Rose was continually getting weaker. She said, “Leroy, you are so good to me. God bless you, my husband. But we could ask Bertha. She can use the money, and I know her ways. I haven’t seen her lately. I miss her. I want to see her any …” Rose started choking on something that had come up in her throat, and couldn’t talk anymore.
“Rose, Joseph ain’t doin so good; he ailin. She got her hands full. So I’ll tell my cousin to come on, an get started. She be in here today to fix your lunch so ya don’t have to eat no cold sandmich.”
Rose put the rag she had coughed into down and reached out, expectantly, for her husband to hold her a little bit, and kiss her check. “What I would really like is you staying at home these
nights and make me a married woman again.” She smiled pitifully up at him.
He stepped back from her, patted her hand, saying, “Rose, I’m workin at the hospital; don’t want to give ya nothin I pick up out from there. Jes hold on, we gonna be together real soon. I cain’t wait myself. Been a long time. Now ya just need to concentrate ya mind on that! Cause I’m gonna be here, waitin.”
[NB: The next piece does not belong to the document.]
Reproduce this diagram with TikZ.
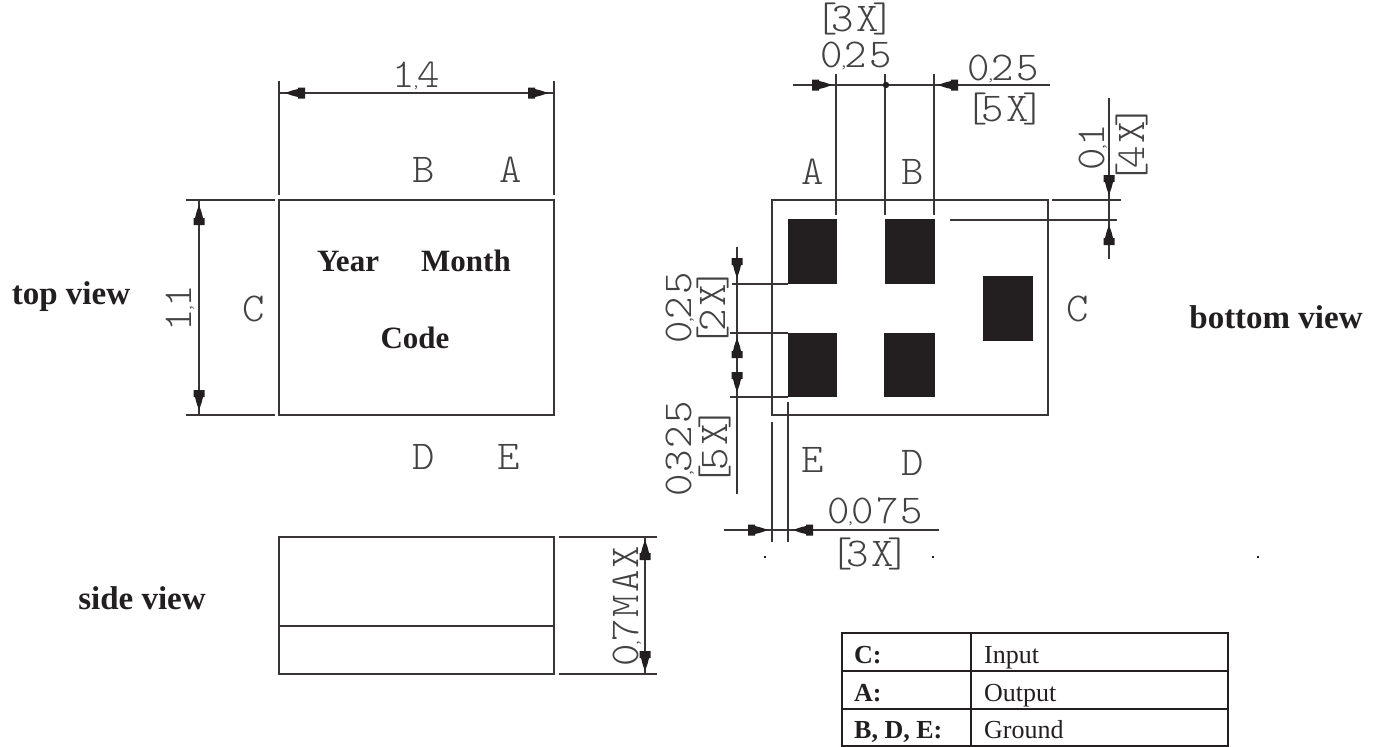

A tiny shiver of a thrill went through Leroy’s heart; he had loved her, he remembered their first love. “I’ll stay home tonight, baby. I didn’t think you missed … my lovin. But, Rose, ya too weak for me to fool around with ya. It takes all my stren’t to stay away from ya, but I got to do it cause I want ya to be well again.”
She fell back into her pillows. “I miss everything about you; me and Myine miss you.”